Le quattro aree della matrice rappresentano rispettivamente:

  • Customizzazione di massa
    Il processo scientifico viene utilizzato per creare prodotti customizzati, ma con una limitata variabilità di personalizzazioni (ad esempio, la configurazione di un’automobile).
  • Processi massificati
    L’obiettivo di questi processi è l’eliminazione della variabilità degli output, che viene percepita come negativa.
    In questo caso la discrezionalità artistica va eliminata completamente.
  • Processi nascenti o frammentati
    La richiesta è quella di un prodotto fortemente standardizzato, ma l’ambiente di processo non è ancora pronto per generare questo tipo di prodotto.
    Questa situazione si presenta tipicamente quando sono presenti nuovi materiali o tecnologie.
    A questo punto si deve riflettere se la variazione dell’output è sia fattibile che desiderabile, per propendere per un processo artistico oppure per un processo standardizzato.
  • Processi artistici
    Sono quei processi che utilizzano l’alta variabilità dell’ambiente per creare output differenziati, e questa variabilità del prodotto è apprezzata dal cliente come unicità.
    In questo caso, il processo non va standardizzato, ma gestito in maniera completamente diversa (dedicherò un prossimo post alle indicazioni date dagli autori in questo senso).
    Naturalmente, è fondamentale, in questi casi, essere certi dell’apprezzamento da parte dei clienti della variabilità del prodotto.
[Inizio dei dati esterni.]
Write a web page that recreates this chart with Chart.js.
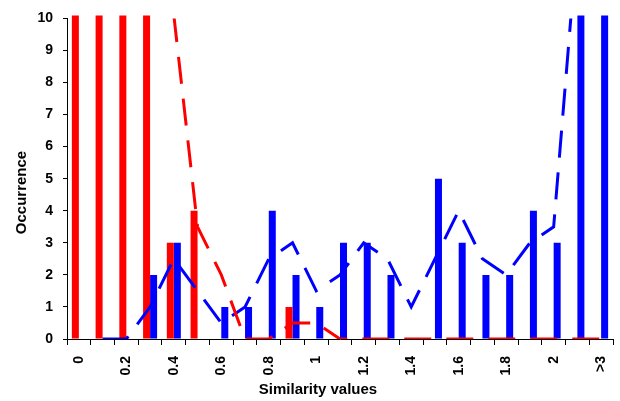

Mi pare che questa matrice sia davvero, per molti aspetti, rivelatrice.
E che trovi ampia applicazione.
Peraltro, uno degli esempi di processo artistico portati dagli autori è quello della Formazione alla leadership

4 commenti
  1. titti cimmino dice:

    Grazie Luca per questo spunto.
    Convengo sull’approccio artistico come spinta soprattutto al Cambiamento.. e laddove c’è cambiamento di sicuro c’è meno certezza, si sfida lo status quo. Occorre credervi. La leadership consiste nel favorire il cambiamento nel quale si crede.
    A mio avviso dipende molto da una domanda iniziale che precede il processo e quindi il taglio che se ne vuole dare:
    a) “Riuscirò a farlo?” .. e a questa si cerca una affannosa risposta nelle altre tre matrici
    b) “Deciderò di farlo?”.. alla quale si risponde con la matrice artistica.. La sfida sta, a mio avviso, proprio nell’accorgersi che la prima è la domanda sbagliata.. oggi di sicuro più che ieri.
    Titti

  2. Luca dice:

    Grazie Titti per il tuo commento.
    In realtà, l’articolo non mostra una propensione per i processi artistici rispetto a quelli scientifici. Soltanto, mette in guardia dal tentativo (spesso maldestro) di applicare il criterio sbagliato. E questo vale in entrambe le direzioni.

  3. gio 1974 dice:

    per luca:
    i processi artistici ,e quelli scentifici devo essere valutati in ogni singola fase della matrice ,per cui seguirò i processi scientifici fino a che mi danno dei risultati dopo seguirò i processi artisti nei momenti in cui valuto che cè una possibilità di usarli…..

  4. Luca dice:

    In effetti, gli stessi autori da cui ho tratto spunto, stimolano ad una revisione costante della matrice. I processi non devono essere “fossilizzati” in un quadrante, ma messi periodicamente in discussione.